Work instructions
Copy exactly, and only, the lines below from the first through the one containing "0.30, 0.35, 0.40];", both included; pictures are omitted.

***** Supplied material

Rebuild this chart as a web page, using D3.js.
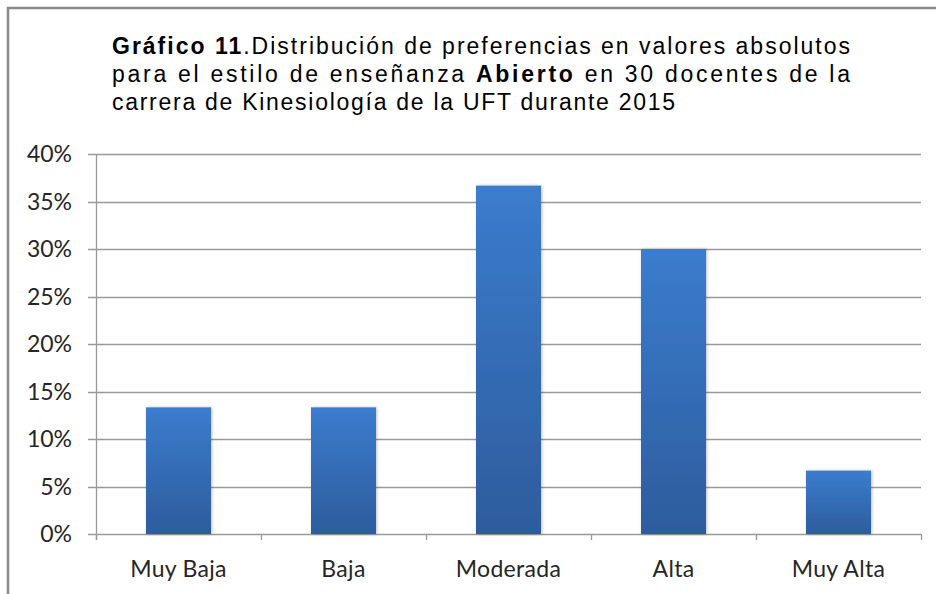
<!DOCTYPE html>
<html>
<head>
<meta charset="utf-8">
<script src="https://cdn.jsdelivr.net/npm/d3@7"></script>
<style>
  body { margin: 0; background: #fff; }
  svg { display: block; }
</style>
</head>
<body>
<div id="chart"></div>
<script>
var width = 936, height = 594;
var margin = {top: 154, right: 15, bottom: 60, left: 96};

// categories and shares (counts out of 30 teachers)
var categories = ["Muy Baja", "Baja", "Moderada", "Alta", "Muy Alta"];
var values = [0.1333, 0.1333, 0.3667, 0.30, 0.0667];
var yTicks = [0, 0.05, 0.10, 0.15, 0.20, 0.25, 0.30, 0.35, 0.40];

var data = categories.map(function(c, i) { return {cat: c, val: values[i]}; });

var svg = d3.select("#chart")
    .append("svg")
        .attr("width", width)
        .attr("height", height);

// bar gradient
var grad = svg.append("defs").append("linearGradient")
    .attr("id", "barGrad")
    .attr("x1", 0).attr("y1", 0).attr("x2", 0).attr("y2", 1);
grad.append("stop").attr("offset", "0%").attr("stop-color", "#3b7cce");
grad.append("stop").attr("offset", "100%").attr("stop-color", "#2d5c9c");

var shadow = svg.select("defs").append("filter")
    .attr("id", "shadow").attr("x", "-20%").attr("y", "-5%")
    .attr("width", "140%").attr("height", "110%");
shadow.append("feDropShadow")
    .attr("dx", 1).attr("dy", 0).attr("stdDeviation", 1.5)
    .attr("flood-color", "#000").attr("flood-opacity", 0.25);

// outer frame (top and left visible)
svg.append("path")
    .attr("d", "M8," + height + "V8H" + width)
    .attr("fill", "none")
    .attr("stroke", "#8a8a8a")
    .attr("stroke-width", 2.5);

// title, justified like the original
var titleFont = "'Liberation Sans', Arial, sans-serif";

var l1 = svg.append("text")
    .attr("font-family", titleFont).attr("font-size", 23)
    .attr("x", 112).attr("y", 54)
    .attr("textLength", 738).attr("lengthAdjust", "spacing");
l1.append("tspan").attr("font-weight", "bold").text("Gráfico 11");
l1.append("tspan").text(".Distribución de preferencias en valores absolutos");

var l2 = svg.append("text")
    .attr("font-family", titleFont).attr("font-size", 23)
    .attr("x", 112).attr("y", 82)
    .attr("textLength", 738).attr("lengthAdjust", "spacing");
l2.append("tspan").text("para el estilo de enseñanza ");
l2.append("tspan").attr("font-weight", "bold").text("Abierto");
l2.append("tspan").text(" en 30 docentes de la");

svg.append("text")
    .attr("font-family", titleFont).attr("font-size", 23)
    .attr("x", 112).attr("y", 110)
    .attr("textLength", 563).attr("lengthAdjust", "spacing")
    .text("carrera de Kinesiología de la UFT durante 2015");

var x = d3.scaleBand()
    .domain(categories)
    .range([margin.left, width - margin.right])
    .paddingInner(0.606)
    .paddingOuter(0.303);

var y = d3.scaleLinear()
    .domain([0, 0.40])
    .range([height - margin.bottom, margin.top]);

var g = svg.append("g");

// gridlines
g.selectAll(".grid")
    .data(yTicks)
    .join("line")
        .attr("x1", margin.left - 8)
        .attr("x2", width - margin.right)
        .attr("y1", function(d) { return Math.round(y(d)) + 0.5; })
        .attr("y2", function(d) { return Math.round(y(d)) + 0.5; })
        .attr("stroke", "#9a9a9a")
        .attr("stroke-width", 1.3);

// y axis line
g.append("line")
    .attr("x1", margin.left + 0.5).attr("x2", margin.left + 0.5)
    .attr("y1", y(0.40)).attr("y2", y(0) + 6)
    .attr("stroke", "#9a9a9a").attr("stroke-width", 1.3);

// x category ticks
var bounds = categories.map(function(c) { return x(c) - x.step() * x.paddingInner() / 2; });
bounds.push(width - margin.right);
g.selectAll(".xtick")
    .data(bounds)
    .join("line")
        .attr("x1", function(d) { return Math.round(d) + 0.5; })
        .attr("x2", function(d) { return Math.round(d) + 0.5; })
        .attr("y1", y(0))
        .attr("y2", y(0) + 6)
        .attr("stroke", "#9a9a9a").attr("stroke-width", 1.3);

// y labels
g.selectAll(".ylab")
    .data(yTicks)
    .join("text")
        .attr("x", 72)
        .attr("y", function(d) { return y(d) + 8; })
        .attr("text-anchor", "end")
        .attr("font-family", "Lato, 'Open Sans', sans-serif")
        .attr("font-size", 23)
        .attr("fill", "#262626")
        .text(function(d) { return d3.format(".0%")(d); });

// bars
g.selectAll(".bar")
    .data(data)
    .join("rect")
        .attr("x", function(d) { return x(d.cat); })
        .attr("width", x.bandwidth())
        .attr("y", function(d) { return y(d.val); })
        .attr("height", function(d) { return y(0) - y(d.val); })
        .attr("fill", "url(#barGrad)")
        .attr("filter", "url(#shadow)");

// x labels
g.selectAll(".xlab")
    .data(categories)
    .join("text")
        .attr("x", function(d) { return x(d) + x.bandwidth() / 2; })
        .attr("y", 577)
        .attr("text-anchor", "middle")
        .attr("font-family", "Lato, 'Open Sans', sans-serif")
        .attr("font-size", 23)
        .attr("letter-spacing", 0.3)
        .attr("fill", "#262626")
        .text(function(d) { return d; });
</script>
</body>
</html>
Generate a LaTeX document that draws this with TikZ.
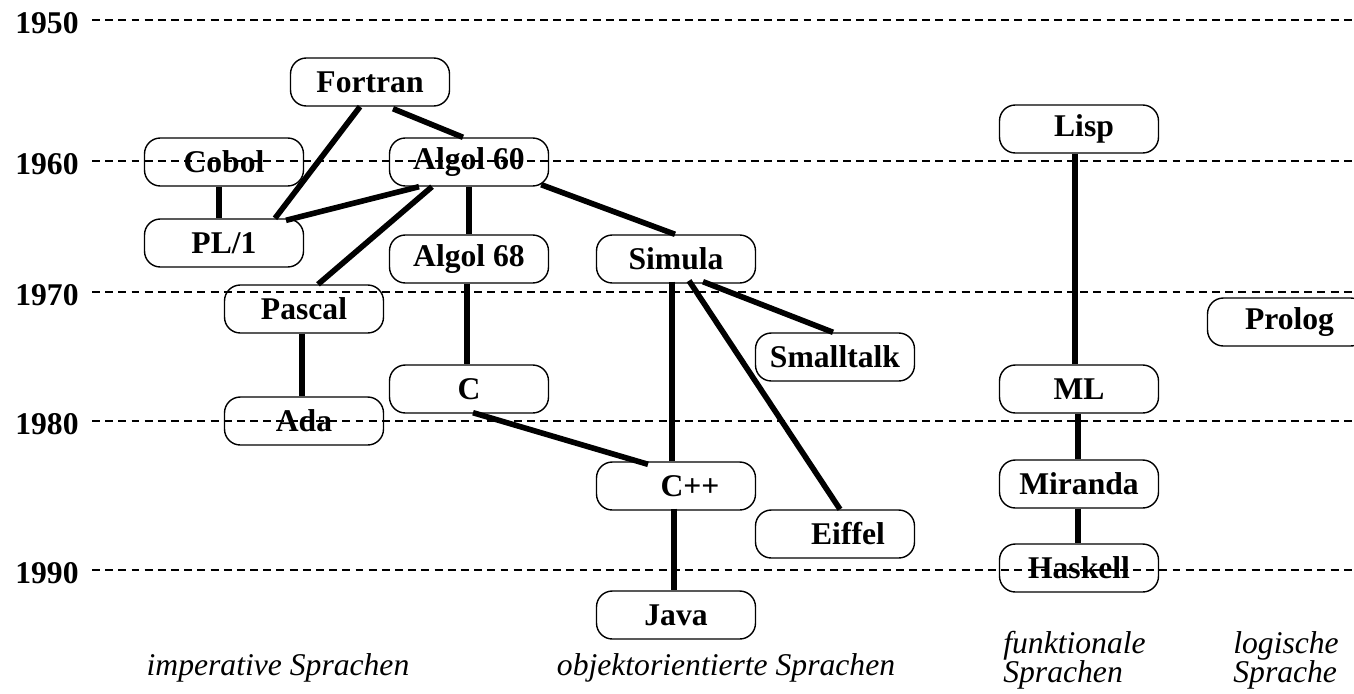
\documentclass[tikz,border=0pt]{standalone}
\usepackage{fontspec}
\setmainfont{Liberation Serif}
\usetikzlibrary{calc}
\begin{document}
\begin{tikzpicture}[x=0.02cm,y=-0.02cm,
  lang/.style={draw, line width=0.8pt, rounded corners=9pt, minimum width=3.18cm,
    minimum height=0.96cm, inner sep=0pt, font=\bfseries\fontsize{18}{20}\selectfont},
  link/.style={line width=3.2pt},
  grid/.style={dash pattern=on 4.5pt off 3pt, line width=0.6pt},
  year/.style={font=\bfseries\fontsize{18}{20}\selectfont, inner sep=0pt},
  cat/.style={font=\itshape\fontsize{18}{20}\selectfont, inner sep=0pt}]
\useasboundingbox (0,0) rectangle (1354,693);
\clip (0,0) rectangle (1354,693);

% year grid
\foreach \yr/\yy in {1950/20,1960/161,1970/292,1980/421,1990/570}{
  \node[year] (y\yr) at (47,\yy+3) {\yr};
  \coordinate (gs\yr) at (92,\yy);
  \coordinate (ge\yr) at (1354,\yy);
  \draw[grid] (gs\yr) -- (ge\yr);
}

% languages
\node[lang] (fortran)  at (370,82)  {Fortran};
\node[lang] (cobol)    at (224,162) {Cobol};
\node[lang] (algol60)  at (469,162) {Algol 60};
\node[lang] (pl1)      at (224,243) {PL/1};
\node[lang] (algol68)  at (469,259) {Algol 68};
\node[lang] (simula)   at (676,259) {Simula};
\node[lang] (pascal)   at (304,309) {Pascal};
\node[lang] (smalltalk) at (835,357) {Smalltalk};
\node[lang] (c)        at (469,389) {C};
\node[lang] (ada)      at (304,421) {Ada};
\node[lang] (cpp)      at (676,486) {\hspace*{0.56cm}C++};
\node[lang] (eiffel)   at (835,534) {\hspace*{0.52cm}Eiffel};
\node[lang] (java)     at (676,615) {Java};
\node[lang] (lisp)     at (1079,129) {\hspace*{0.2cm}Lisp};
\node[lang] (ml)       at (1079,389) {ML};
\node[lang] (miranda)  at (1079,484) {Miranda};
\node[lang] (haskell)  at (1079,568) {Haskell};
\node[lang] (prolog)   at (1287,322) {\hspace*{0.1cm}Prolog};

% connections
\draw[link] ($(fortran.south)+(-10,0)$) -- ($(pl1.north)+(51,0)$);
\draw[link] ($(fortran.south)+(23,2)$) -- ($(algol60.north)+(-6,0)$);
\draw[link] ($(cobol.south)+(-5,0)$) -- ($(pl1.north)+(-5,0)$);
\draw[link] ($(pl1.north)+(62,2)$) -- ($(algol60.south)+(-50,0)$);
\draw[link] ($(algol60.south)+(-37,0)$) -- ($(pascal.north)+(14,0)$);
\draw[link] (algol60.south) -- (algol68.north);
\draw[link] ($(algol60.south east)+(-8,-2)$) -- ($(simula.north)+(-1,0)$);
\draw[link] ($(algol68.south)+(-2,0)$) -- ($(c.north)+(-2,0)$);
\draw[link] ($(pascal.south)+(-2,0)$) -- ($(ada.north)+(-2,0)$);
\draw[link] ($(simula.south)+(-4,-2)$) -- ($(cpp.north)+(-4,0)$);
\draw[link] ($(simula.south)+(27,-2)$) -- ($(smalltalk.north)+(-2,0)$);
\draw[link] ($(simula.south)+(13,-3)$) -- ($(eiffel.north)+(5,0)$);
\draw[link] ($(c.south)+(4,-1)$) -- ($(cpp.north)+(-28,3)$);
\draw[link] ($(cpp.south)+(-2,-2)$) -- ($(java.north)+(-2,0)$);
\draw[link] ($(lisp.south)+(-4,0)$) -- ($(ml.north)+(-4,0)$);
\draw[link] ($(ml.south)+(-1,0)$) -- ($(miranda.north)+(-1,0)$);
\draw[link] ($(miranda.south)+(-1,0)$) -- ($(haskell.north)+(-1,0)$);

% categories
\node[cat, anchor=base] (imp) at (278,675) {imperative Sprachen};
\node[cat, anchor=base] (oo)  at (726,675) {objektorientierte Sprachen};
\node[cat, anchor=base west] (fun1) at (1003,653) {funktionale};
\node[cat, anchor=base west] (fun2) at (1003,682) {Sprachen};
\node[cat, anchor=base west] (log1) at (1233,653) {logische};
\node[cat, anchor=base west] (log2) at (1233,682) {Sprache};
\end{tikzpicture}
\end{document}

**********

Final result
Rebuild this chart as a web page, using D3.js.
<!DOCTYPE html>
<html>
<head>
<meta charset="utf-8">
<script src="https://cdn.jsdelivr.net/npm/d3@7"></script>
<style>
  body { margin: 0; background: #fff; }
  svg { display: block; }
</style>
</head>
<body>
<div id="chart"></div>
<script>
var width = 936, height = 594;
var margin = {top: 154, right: 15, bottom: 60, left: 96};

// categories and shares (counts out of 30 teachers)
var categories = ["Muy Baja", "Baja", "Moderada", "Alta", "Muy Alta"];
var values = [0.1333, 0.1333, 0.3667, 0.30, 0.0667];
var yTicks = [0, 0.05, 0.10, 0.15, 0.20, 0.25, 0.30, 0.35, 0.40];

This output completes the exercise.